Desperate for an Escape From Traffic Jams, Oregon Officials Will Ask Feds for Highway Tolls in Portland

“People would not go out to dinner because they didn't want to deal with traffic,” said one commissioner before voting yes.

Oregon transportation officials agreed to ask the federal government's permission to toll sections of two Portland-area Interstate highways—and say they're considering widening that plan to include all the region's freeways.

The Oregon Transportation Commission, meeting in John Day, Ore., voted unanimously for a plan to use congestion pricing on sections of I-5 and I-205.

"Of of the top four challenges in the state of Oregon is congestion in the Portland metropolitan area," said Commission Chairwoman Tammy Baney. "And we heard that in Lakeview, we heard that here in Grant County."

Sean O'Hollaren, a state transportation commissioner, said he voted for tolls because Portland traffic jams were making the city all but impossible to navigate. "People would not go out to dinner because they didn't want to deal with traffic," he said.

The plan to toll I-5 and I-205 has been met with some skepticism. Critics on one side—including Republicans in both Oregon and Washington—oppose any toll that doesn't include new road construction. And in Portland, city officials and the Port of Portland want the state to go further—and toll all of the region's freeways, not just sections.

Related: Unlikely allies are joining forces to agitate for an unprecedented tolling plan across Portland.

Meanwhile, some Portland residents fear their neighborhoods could suffer from increased traffic as people use surface streets to avoid tolls on the highways.

O'Hollaren said that people in those neighborhoods are already being faced drivers trying to avoid traffic jams—and the the plans to toll would not add to the issue, but rather encourage people to use other modes of transportation in downtown Portland.

"We have not done enough to provide alternatives to incentivize carpooling, transit, bus—other ways to get around that space," he said.
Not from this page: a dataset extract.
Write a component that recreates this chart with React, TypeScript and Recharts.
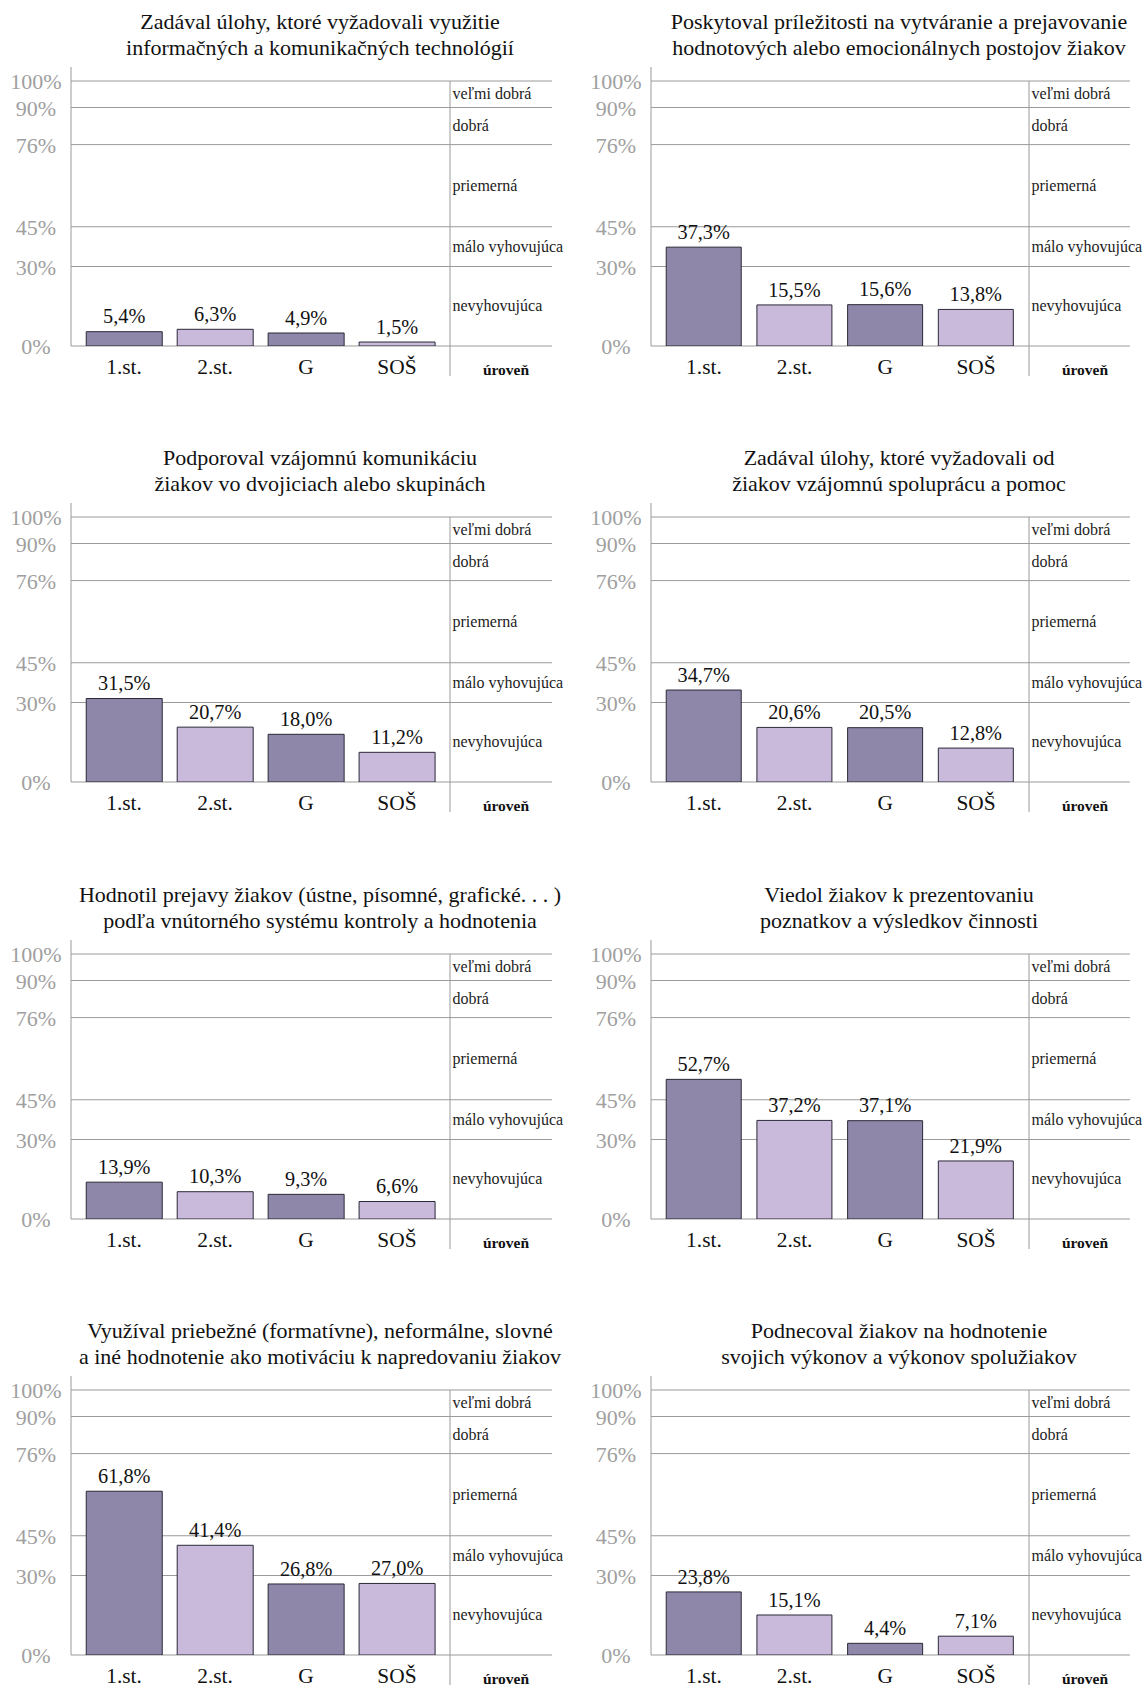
import React from "react";
import { BarChart, Bar, XAxis, YAxis, CartesianGrid, Cell, LabelList } from "recharts";

const categories = ["1.st.", "2.st.", "G", "SOŠ"];
const barColors = ["#8e87aa", "#c9b9da", "#8e87aa", "#c9b9da"];
const levelBounds = [0, 30, 45, 76, 90, 100];
const levelNames = ["nevyhovujúca", "málo vyhovujúca", "priemerná", "dobrá", "veľmi dobrá"];
const levelAxisName = "úroveň";

const titles = [
  ["Zadával úlohy, ktoré vyžadovali využitie", "informačných a komunikačných technológií"],
  ["Poskytoval príležitosti na vytváranie a prejavovanie", "hodnotových alebo emocionálnych postojov žiakov"],
  ["Podporoval vzájomnú komunikáciu", "žiakov vo dvojiciach alebo skupinách"],
  ["Zadával úlohy, ktoré vyžadovali od", "žiakov vzájomnú spoluprácu a pomoc"],
  ["Hodnotil prejavy žiakov (ústne, písomné, grafické. . . )", "podľa vnútorného systému kontroly a hodnotenia"],
  ["Viedol žiakov k prezentovaniu", "poznatkov a výsledkov činnosti"],
  ["Využíval priebežné (formatívne), neformálne, slovné", "a iné hodnotenie ako motiváciu k napredovaniu žiakov"],
  ["Podnecoval žiakov na hodnotenie", "svojich výkonov a výkonov spolužiakov"],
];

const ictTasks = [5.4, 6.3, 4.9, 1.5];
const attitudes = [37.3, 15.5, 15.6, 13.8];
const communication = [31.5, 20.7, 18.0, 11.2];
const cooperation = [34.7, 20.6, 20.5, 12.8];
const assessment = [13.9, 10.3, 9.3, 6.6];
const presenting = [52.7, 37.2, 37.1, 21.9];
const formative = [61.8, 41.4, 26.8, 27.0];
const selfAssessment = [23.8, 15.1, 4.4, 7.1];

const panelValues = [ictTasks, attitudes, communication, cooperation, assessment, presenting, formative, selfAssessment];

const levelMids = levelNames.map((_, i) => (levelBounds[i] + levelBounds[i + 1]) / 2);
const levelTicks = [...levelBounds, ...levelMids].sort((a, b) => a - b);

const GRID = "#9a9a9a";
const FONT = '"Liberation Serif", "DejaVu Serif", serif';

// layout of the two columns (px)
const columns = [
  { left: 0, plotW: 379, ext: 102, right: 25, titleX: 320 },
  { left: 580, plotW: 378, ext: 101, right: 14, titleX: 899 },
];
const AXIS_W = 71;
const ROW_STEP = 436.5;
const TOP = 81;
const PLOT_H = 265;
const CHART_H = 391;

const fmt = (v: number) => v.toFixed(1).replace(".", ",") + "%";

const PercentTick = (props: any) => {
  const { x, y, payload } = props;
  return (
    <g>
      {payload.value === 100 && <line x1={x} y1={y} x2={x} y2={y - 14} stroke={GRID} />}
      <text x={x - 35} y={y + 8} textAnchor="middle" fill="#a0a0a0" fontSize={22}>
        {payload.value}%
      </text>
    </g>
  );
};

const CategoryTick = (props: any) => {
  const { x, y, payload } = props;
  return (
    <text x={x} y={y + 28} textAnchor="middle" fill="#111" fontSize={21.4}>
      {payload.value}
    </text>
  );
};

const LevelTick = (props: any) => {
  const { x, y, payload, ext } = props;
  const v = payload.value;
  if (levelBounds.includes(v)) {
    return (
      <g>
        <line x1={x} y1={y} x2={x + ext} y2={y} stroke={GRID} />
        {v === 0 && (
          <g>
            <line x1={x} y1={y} x2={x} y2={y + 30} stroke={GRID} />
            <text x={x + 56} y={y + 29} textAnchor="middle" fontWeight="bold" fontSize={15.5} fill="#111">
              {levelAxisName}
            </text>
          </g>
        )}
      </g>
    );
  }
  return (
    <text x={x + 2.5} y={y + 5} fontSize={16} fill="#222">
      {levelNames[levelMids.indexOf(v)]}
    </text>
  );
};

function Panel({ index }: { index: number }) {
  const col = columns[index % 2];
  const row = Math.floor(index / 2);
  const top = Math.floor(row * ROW_STEP);
  const data = categories.map((name, i) => ({ name, value: panelValues[index][i] }));
  const width = AXIS_W + col.plotW + col.ext + col.right;
  return (
    <div style={{ position: "absolute", left: col.left, top, width, height: CHART_H }}>
      <BarChart
        width={width}
        height={CHART_H}
        data={data}
        margin={{ top: TOP, right: col.right, bottom: 5, left: 0 }}
        barCategoryGap="8.4%"
      >
        <CartesianGrid vertical={false} stroke={GRID} />
        <XAxis
          dataKey="name"
          axisLine={false}
          tickLine={false}
          tickSize={0}
          tickMargin={0}
          interval={0}
          height={CHART_H - TOP - 5 - PLOT_H}
          padding={{ left: 7.6, right: 7.6 }}
          tick={CategoryTick}
        />
        <YAxis
          width={AXIS_W}
          domain={[0, 100]}
          allowDataOverflow
          ticks={levelBounds}
          interval={0}
          axisLine={{ stroke: GRID }}
          tickLine={false}
          tickSize={0}
          tickMargin={0}
          tick={PercentTick}
        />
        <YAxis
          yAxisId="level"
          orientation="right"
          type="number"
          width={col.ext}
          domain={[0, 100]}
          allowDataOverflow
          ticks={levelTicks}
          interval={0}
          axisLine={{ stroke: GRID }}
          tickLine={false}
          tickSize={0}
          tickMargin={0}
          tick={(p: any) => <LevelTick {...p} ext={col.ext} />}
        />
        <Bar dataKey="value" stroke="#2b2937" strokeWidth={1} isAnimationActive={false}>
          {data.map((d, i) => (
            <Cell key={d.name} fill={barColors[i]} />
          ))}
          <LabelList dataKey="value" position="top" offset={8.4} formatter={fmt} fill="#111" fontSize={20.3} />
        </Bar>
      </BarChart>
      <div
        style={{
          position: "absolute",
          left: col.titleX - col.left - 320,
          top: TOP - 72.5,
          width: 640,
          textAlign: "center",
          fontSize: 22,
          lineHeight: "26.5px",
          color: "#111",
          whiteSpace: "nowrap",
        }}
      >
        {titles[index][0]}
        <br />
        {titles[index][1]}
      </div>
    </div>
  );
}

export default function App() {
  return (
    <div
      style={{
        position: "absolute",
        left: 0,
        top: 0,
        width: 1144,
        height: 1688,
        background: "#fff",
        fontFamily: FONT,
        overflow: "hidden",
      }}
    >
      {panelValues.map((_, i) => (
        <Panel key={i} index={i} />
      ))}
    </div>
  );
}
"We really heard from a lot of people and a lot of different voices," he added. "I don't think that there's a system or plan that we can put in place that would solve all of their concerns or address all of them," O'Hollaren said.

He said that the best course of action was to seek federal approval for the initial tolling plan and try to solve any problems that arise.

The approval marks a step in a plan that will take years to implement.

"This does not mean begin tolling," said ODOT Region 1 Manager Rian Windsheimer. "This is not the end of the process, this is the very beginning."

It also likely marks the start of a pitched political war. Republicans led by state Rep. Julie Parrish (R-West Linn) are backing a potential ballot measure that would require voter approval on tolls. And President Donald Trump will be lobbied by some southwest Washington elected officials to quash federal approval.